### Brief
Retype verbatim only the lines below, starting at the one that contains "Convert this diagram to TikZ code." and ending at the one that contains "minimum width=126pt] (c2b)". Pictures are excluded from the copy.
════
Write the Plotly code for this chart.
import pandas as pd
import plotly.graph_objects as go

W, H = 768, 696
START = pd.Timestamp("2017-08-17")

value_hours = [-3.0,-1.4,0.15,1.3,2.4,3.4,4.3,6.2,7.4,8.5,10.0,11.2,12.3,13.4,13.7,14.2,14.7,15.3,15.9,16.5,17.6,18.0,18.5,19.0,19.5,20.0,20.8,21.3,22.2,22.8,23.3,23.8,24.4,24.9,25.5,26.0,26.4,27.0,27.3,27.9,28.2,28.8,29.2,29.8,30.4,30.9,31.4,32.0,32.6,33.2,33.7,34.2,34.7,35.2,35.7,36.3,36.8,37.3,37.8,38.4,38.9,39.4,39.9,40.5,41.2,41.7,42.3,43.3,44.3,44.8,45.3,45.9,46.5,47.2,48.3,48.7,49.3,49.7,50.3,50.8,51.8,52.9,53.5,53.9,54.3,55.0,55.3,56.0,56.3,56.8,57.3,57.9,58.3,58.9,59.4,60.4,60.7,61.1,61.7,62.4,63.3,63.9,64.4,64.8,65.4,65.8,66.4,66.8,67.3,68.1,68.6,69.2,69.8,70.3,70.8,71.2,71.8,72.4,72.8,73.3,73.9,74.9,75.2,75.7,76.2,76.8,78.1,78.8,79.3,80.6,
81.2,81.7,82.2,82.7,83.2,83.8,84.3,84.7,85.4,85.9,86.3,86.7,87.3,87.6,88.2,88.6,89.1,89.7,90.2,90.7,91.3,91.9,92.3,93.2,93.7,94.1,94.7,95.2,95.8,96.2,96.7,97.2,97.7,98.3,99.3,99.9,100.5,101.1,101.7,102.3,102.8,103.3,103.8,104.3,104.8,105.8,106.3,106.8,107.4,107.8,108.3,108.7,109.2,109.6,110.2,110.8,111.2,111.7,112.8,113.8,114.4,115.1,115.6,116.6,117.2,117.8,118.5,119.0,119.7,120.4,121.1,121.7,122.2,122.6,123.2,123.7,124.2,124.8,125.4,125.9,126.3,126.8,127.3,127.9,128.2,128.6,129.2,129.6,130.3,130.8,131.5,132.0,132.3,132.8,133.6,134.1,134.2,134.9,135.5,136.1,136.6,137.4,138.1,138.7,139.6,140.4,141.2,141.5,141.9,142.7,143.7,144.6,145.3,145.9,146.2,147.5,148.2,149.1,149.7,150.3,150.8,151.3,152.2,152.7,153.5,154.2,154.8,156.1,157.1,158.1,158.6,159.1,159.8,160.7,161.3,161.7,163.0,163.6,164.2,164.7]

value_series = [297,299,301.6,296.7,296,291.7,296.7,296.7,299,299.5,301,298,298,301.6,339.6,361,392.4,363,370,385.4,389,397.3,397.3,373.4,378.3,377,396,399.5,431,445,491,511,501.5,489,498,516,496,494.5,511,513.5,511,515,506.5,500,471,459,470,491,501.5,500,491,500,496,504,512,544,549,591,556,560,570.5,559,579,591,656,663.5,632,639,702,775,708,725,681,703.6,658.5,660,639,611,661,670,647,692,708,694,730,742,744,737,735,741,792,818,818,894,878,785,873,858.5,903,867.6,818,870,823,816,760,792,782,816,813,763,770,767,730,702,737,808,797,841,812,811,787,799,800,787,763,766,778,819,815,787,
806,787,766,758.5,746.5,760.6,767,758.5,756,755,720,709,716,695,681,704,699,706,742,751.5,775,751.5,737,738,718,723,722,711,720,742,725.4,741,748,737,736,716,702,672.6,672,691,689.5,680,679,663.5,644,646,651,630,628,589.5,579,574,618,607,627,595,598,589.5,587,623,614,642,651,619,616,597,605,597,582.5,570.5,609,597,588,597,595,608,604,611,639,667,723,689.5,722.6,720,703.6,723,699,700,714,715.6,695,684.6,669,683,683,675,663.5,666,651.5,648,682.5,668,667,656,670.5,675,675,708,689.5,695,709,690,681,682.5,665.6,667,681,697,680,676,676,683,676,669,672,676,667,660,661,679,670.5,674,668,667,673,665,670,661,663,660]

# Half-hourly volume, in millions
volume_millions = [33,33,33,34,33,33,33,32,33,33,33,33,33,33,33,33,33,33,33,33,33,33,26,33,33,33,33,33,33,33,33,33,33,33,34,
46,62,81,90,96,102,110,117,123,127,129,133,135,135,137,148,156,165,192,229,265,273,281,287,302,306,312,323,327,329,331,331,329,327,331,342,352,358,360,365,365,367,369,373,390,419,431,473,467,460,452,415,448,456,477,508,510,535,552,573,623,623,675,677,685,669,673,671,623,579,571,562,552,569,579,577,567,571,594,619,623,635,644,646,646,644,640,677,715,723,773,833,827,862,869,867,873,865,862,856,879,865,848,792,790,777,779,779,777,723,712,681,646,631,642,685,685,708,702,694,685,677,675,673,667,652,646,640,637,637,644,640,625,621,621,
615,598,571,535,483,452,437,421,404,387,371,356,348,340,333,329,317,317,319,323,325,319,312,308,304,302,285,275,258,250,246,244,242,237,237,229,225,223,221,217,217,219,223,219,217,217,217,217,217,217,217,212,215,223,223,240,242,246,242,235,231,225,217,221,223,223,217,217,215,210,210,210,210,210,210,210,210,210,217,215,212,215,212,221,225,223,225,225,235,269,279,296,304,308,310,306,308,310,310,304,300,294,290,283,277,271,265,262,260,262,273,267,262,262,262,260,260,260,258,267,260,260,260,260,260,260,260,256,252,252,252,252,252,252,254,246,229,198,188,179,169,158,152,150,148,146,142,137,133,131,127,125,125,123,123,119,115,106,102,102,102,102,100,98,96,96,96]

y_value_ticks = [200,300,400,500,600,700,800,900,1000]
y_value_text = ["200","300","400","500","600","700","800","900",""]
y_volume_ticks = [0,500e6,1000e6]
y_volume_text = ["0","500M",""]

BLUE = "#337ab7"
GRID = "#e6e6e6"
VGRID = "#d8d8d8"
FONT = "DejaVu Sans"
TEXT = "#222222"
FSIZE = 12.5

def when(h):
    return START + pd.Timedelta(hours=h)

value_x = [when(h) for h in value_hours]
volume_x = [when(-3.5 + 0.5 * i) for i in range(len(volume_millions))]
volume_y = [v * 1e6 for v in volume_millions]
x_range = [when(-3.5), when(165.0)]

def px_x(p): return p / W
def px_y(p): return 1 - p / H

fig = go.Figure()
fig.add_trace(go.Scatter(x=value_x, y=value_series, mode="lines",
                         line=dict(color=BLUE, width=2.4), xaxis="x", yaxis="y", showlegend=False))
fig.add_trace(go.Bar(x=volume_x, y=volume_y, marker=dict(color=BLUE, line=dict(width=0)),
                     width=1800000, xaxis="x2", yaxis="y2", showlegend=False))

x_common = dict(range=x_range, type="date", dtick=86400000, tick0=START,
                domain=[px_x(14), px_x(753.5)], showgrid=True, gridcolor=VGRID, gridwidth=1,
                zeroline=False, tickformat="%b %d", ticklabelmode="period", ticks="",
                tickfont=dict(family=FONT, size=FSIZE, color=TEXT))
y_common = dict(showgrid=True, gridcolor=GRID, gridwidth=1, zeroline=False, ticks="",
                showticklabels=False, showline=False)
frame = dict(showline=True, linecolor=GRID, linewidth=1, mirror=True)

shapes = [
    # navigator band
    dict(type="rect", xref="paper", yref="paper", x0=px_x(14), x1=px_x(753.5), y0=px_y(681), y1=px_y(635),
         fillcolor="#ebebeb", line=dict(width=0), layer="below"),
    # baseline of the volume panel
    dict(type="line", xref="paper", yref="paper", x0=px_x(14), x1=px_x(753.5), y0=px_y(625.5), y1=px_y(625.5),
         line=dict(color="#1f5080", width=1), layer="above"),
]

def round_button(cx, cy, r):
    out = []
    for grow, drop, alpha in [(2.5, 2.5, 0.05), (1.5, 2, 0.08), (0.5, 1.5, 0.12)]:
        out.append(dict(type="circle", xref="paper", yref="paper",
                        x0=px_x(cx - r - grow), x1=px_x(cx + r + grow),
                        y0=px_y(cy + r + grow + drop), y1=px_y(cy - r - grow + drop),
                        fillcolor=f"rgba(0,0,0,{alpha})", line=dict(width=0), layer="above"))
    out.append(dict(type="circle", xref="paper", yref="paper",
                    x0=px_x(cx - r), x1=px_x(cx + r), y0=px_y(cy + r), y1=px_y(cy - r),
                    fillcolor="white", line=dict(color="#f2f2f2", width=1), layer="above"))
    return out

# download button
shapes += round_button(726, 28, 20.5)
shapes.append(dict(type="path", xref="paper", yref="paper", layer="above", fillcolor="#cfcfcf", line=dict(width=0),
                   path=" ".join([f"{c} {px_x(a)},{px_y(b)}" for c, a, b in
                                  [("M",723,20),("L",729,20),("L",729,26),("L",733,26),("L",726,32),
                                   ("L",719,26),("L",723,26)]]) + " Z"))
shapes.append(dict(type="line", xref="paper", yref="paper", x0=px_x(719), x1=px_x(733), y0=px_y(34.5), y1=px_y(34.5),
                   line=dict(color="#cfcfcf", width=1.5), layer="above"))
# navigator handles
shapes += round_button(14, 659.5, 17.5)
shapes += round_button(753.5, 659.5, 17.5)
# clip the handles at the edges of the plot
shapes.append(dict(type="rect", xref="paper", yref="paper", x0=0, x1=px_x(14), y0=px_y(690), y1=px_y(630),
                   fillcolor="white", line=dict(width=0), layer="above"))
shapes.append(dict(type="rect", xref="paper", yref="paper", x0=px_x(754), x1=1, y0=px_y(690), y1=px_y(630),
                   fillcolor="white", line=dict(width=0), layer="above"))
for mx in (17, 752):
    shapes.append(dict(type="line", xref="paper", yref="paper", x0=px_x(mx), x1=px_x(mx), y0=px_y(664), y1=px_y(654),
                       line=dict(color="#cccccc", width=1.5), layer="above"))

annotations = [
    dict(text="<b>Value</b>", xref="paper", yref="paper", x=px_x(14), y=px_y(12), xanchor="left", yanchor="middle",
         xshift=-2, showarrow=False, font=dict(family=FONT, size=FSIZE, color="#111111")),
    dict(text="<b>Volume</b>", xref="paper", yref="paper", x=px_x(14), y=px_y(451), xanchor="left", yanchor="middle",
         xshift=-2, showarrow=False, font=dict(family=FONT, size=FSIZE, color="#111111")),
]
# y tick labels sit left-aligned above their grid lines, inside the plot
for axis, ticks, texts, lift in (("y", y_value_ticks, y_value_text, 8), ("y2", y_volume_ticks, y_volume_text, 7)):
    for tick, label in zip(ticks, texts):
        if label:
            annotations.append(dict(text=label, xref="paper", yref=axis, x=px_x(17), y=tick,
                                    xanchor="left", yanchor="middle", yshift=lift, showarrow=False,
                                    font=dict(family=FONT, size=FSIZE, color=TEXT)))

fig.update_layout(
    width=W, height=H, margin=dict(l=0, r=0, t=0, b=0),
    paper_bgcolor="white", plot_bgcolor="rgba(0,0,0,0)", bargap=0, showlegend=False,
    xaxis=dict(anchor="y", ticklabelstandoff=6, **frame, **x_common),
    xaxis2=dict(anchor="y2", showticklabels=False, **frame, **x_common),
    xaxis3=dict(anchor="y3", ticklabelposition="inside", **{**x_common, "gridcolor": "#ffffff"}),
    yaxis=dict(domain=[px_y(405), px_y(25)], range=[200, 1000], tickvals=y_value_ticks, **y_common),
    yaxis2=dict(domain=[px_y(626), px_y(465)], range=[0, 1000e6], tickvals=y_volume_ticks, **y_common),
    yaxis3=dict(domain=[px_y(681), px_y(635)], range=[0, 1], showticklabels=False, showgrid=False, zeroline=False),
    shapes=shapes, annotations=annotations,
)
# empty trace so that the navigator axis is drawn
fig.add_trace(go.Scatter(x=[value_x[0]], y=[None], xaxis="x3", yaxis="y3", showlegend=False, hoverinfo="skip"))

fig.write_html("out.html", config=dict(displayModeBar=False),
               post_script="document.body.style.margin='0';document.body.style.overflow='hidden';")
════
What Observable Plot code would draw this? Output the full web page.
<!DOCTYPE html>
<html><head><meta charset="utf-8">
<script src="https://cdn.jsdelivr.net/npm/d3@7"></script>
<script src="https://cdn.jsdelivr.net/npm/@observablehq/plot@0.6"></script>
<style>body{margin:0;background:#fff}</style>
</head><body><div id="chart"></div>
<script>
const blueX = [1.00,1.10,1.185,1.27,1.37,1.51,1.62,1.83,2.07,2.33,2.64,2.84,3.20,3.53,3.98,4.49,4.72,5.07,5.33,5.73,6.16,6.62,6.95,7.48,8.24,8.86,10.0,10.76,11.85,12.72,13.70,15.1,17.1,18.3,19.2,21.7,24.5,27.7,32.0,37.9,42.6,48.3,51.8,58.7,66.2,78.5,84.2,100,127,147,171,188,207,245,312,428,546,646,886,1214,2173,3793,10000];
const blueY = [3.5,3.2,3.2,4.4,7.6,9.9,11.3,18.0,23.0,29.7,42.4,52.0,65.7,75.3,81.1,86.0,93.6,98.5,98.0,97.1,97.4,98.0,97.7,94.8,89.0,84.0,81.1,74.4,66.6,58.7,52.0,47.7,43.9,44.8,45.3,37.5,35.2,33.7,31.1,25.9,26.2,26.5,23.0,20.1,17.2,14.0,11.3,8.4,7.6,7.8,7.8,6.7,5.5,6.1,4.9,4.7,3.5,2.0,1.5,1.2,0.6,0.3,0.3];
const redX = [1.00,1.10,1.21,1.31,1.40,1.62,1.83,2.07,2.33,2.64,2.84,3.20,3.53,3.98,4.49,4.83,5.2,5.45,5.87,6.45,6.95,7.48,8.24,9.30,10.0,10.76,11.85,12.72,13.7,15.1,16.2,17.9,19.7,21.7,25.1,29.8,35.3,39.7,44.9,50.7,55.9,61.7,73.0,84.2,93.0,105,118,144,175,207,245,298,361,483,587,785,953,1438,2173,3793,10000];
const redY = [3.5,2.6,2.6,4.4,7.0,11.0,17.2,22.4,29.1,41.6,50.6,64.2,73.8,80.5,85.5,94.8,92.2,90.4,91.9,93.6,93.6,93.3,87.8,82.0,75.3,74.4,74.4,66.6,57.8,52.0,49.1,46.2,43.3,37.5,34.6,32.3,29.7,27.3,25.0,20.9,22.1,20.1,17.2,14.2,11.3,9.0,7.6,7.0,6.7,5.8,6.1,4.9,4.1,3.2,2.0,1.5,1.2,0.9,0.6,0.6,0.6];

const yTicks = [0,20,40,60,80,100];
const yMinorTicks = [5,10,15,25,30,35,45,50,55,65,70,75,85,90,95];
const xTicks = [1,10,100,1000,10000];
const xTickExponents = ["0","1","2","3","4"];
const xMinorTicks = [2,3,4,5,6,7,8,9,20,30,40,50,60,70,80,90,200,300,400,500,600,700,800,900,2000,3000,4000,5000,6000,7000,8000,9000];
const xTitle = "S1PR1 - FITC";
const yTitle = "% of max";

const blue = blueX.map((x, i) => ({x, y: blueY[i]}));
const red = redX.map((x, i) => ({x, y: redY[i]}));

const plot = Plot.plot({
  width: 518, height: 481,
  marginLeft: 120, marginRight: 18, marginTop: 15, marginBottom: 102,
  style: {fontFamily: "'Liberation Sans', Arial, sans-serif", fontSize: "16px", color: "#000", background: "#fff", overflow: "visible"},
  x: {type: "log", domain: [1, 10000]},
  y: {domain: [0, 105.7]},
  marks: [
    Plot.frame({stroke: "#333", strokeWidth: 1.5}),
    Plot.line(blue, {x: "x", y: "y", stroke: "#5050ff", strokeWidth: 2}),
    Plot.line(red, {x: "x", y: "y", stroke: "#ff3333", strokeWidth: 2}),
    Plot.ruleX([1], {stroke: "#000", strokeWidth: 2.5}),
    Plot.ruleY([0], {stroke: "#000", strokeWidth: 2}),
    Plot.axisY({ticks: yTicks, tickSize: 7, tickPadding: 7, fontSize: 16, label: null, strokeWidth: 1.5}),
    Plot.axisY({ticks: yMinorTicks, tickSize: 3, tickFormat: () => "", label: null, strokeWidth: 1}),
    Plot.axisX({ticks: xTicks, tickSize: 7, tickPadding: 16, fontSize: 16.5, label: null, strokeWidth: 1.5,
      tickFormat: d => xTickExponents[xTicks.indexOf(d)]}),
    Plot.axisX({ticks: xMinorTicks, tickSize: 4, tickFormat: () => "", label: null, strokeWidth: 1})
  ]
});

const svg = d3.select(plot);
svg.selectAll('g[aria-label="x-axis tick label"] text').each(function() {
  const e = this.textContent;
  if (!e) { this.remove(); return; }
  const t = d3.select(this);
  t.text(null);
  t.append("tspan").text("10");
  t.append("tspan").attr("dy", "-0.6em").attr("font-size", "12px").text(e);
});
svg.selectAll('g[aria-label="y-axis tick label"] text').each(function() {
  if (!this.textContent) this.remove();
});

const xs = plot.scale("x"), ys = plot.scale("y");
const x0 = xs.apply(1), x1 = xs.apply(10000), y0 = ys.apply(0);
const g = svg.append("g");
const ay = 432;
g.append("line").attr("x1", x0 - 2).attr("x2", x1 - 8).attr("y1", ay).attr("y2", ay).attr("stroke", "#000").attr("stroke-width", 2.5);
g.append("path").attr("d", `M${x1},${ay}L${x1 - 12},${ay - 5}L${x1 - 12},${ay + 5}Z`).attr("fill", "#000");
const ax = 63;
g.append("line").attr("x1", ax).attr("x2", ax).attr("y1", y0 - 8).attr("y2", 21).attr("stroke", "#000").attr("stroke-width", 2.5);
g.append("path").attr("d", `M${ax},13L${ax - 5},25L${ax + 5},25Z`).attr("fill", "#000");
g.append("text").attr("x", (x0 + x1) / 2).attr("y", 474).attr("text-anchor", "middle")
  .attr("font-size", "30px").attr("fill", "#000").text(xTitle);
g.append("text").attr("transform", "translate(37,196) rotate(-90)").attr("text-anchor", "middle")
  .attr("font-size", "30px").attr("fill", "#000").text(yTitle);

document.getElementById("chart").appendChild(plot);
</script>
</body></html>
════
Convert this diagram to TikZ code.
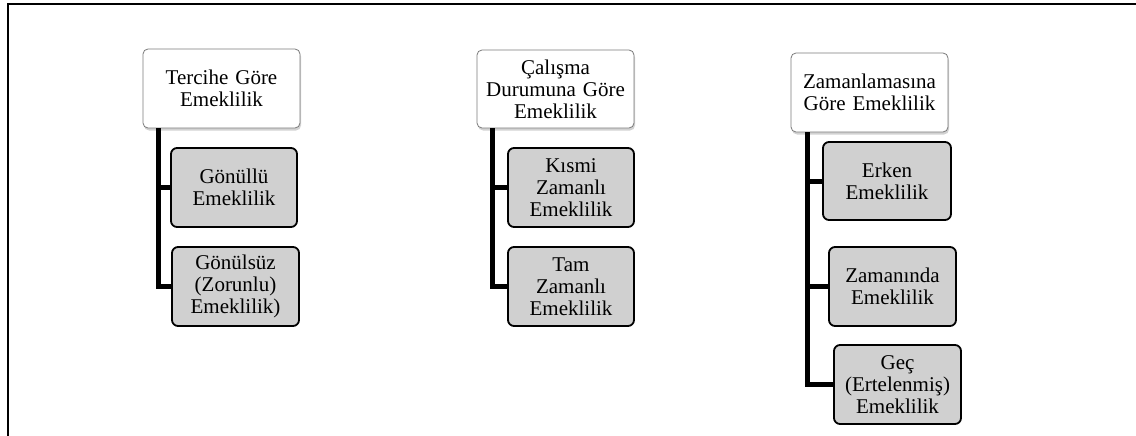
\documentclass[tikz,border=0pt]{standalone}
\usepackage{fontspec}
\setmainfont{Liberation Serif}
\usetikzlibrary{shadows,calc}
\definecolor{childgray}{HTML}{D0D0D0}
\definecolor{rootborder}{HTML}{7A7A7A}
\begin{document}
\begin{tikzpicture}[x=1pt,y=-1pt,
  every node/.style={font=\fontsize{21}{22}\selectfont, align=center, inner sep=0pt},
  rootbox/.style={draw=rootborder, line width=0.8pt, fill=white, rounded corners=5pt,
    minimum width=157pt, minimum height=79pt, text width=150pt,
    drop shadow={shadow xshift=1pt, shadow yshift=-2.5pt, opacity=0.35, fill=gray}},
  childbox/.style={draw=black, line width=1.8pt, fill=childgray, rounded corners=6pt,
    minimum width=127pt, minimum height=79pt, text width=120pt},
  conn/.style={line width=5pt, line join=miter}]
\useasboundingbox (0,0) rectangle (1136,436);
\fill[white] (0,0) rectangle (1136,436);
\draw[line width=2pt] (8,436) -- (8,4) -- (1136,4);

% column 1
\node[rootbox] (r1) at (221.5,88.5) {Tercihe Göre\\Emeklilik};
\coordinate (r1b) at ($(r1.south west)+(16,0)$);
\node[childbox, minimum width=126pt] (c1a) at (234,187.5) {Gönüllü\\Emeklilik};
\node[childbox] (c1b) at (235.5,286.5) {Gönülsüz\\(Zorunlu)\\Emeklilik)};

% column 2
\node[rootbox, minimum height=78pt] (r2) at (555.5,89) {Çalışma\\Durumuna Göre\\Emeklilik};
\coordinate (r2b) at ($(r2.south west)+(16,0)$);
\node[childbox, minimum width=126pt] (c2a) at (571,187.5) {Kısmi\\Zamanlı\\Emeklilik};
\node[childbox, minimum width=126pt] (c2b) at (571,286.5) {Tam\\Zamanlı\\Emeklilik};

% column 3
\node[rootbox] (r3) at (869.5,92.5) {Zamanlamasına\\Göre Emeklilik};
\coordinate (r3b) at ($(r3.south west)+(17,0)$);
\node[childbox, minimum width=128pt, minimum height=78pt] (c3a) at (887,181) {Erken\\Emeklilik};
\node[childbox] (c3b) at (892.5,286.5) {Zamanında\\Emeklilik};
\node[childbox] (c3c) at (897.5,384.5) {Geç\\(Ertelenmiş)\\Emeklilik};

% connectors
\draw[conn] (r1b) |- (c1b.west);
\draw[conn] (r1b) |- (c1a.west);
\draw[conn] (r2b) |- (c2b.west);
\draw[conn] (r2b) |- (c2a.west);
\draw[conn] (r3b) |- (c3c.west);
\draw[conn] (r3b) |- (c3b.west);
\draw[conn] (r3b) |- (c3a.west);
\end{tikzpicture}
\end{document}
════
### Final result
Convert this diagram to TikZ code.
\documentclass[tikz,border=0pt]{standalone}
\usepackage{fontspec}
\setmainfont{Liberation Serif}
\usetikzlibrary{shadows,calc}
\definecolor{childgray}{HTML}{D0D0D0}
\definecolor{rootborder}{HTML}{7A7A7A}
\begin{document}
\begin{tikzpicture}[x=1pt,y=-1pt,
  every node/.style={font=\fontsize{21}{22}\selectfont, align=center, inner sep=0pt},
  rootbox/.style={draw=rootborder, line width=0.8pt, fill=white, rounded corners=5pt,
    minimum width=157pt, minimum height=79pt, text width=150pt,
    drop shadow={shadow xshift=1pt, shadow yshift=-2.5pt, opacity=0.35, fill=gray}},
  childbox/.style={draw=black, line width=1.8pt, fill=childgray, rounded corners=6pt,
    minimum width=127pt, minimum height=79pt, text width=120pt},
  conn/.style={line width=5pt, line join=miter}]
\useasboundingbox (0,0) rectangle (1136,436);
\fill[white] (0,0) rectangle (1136,436);
\draw[line width=2pt] (8,436) -- (8,4) -- (1136,4);

% column 1
\node[rootbox] (r1) at (221.5,88.5) {Tercihe Göre\\Emeklilik};
\coordinate (r1b) at ($(r1.south west)+(16,0)$);
\node[childbox, minimum width=126pt] (c1a) at (234,187.5) {Gönüllü\\Emeklilik};
\node[childbox] (c1b) at (235.5,286.5) {Gönülsüz\\(Zorunlu)\\Emeklilik)};

% column 2
\node[rootbox, minimum height=78pt] (r2) at (555.5,89) {Çalışma\\Durumuna Göre\\Emeklilik};
\coordinate (r2b) at ($(r2.south west)+(16,0)$);
\node[childbox, minimum width=126pt] (c2a) at (571,187.5) {Kısmi\\Zamanlı\\Emeklilik};
\node[childbox, minimum width=126pt] (c2b) at (571,286.5) {Tam\\Zamanlı\\Emeklilik};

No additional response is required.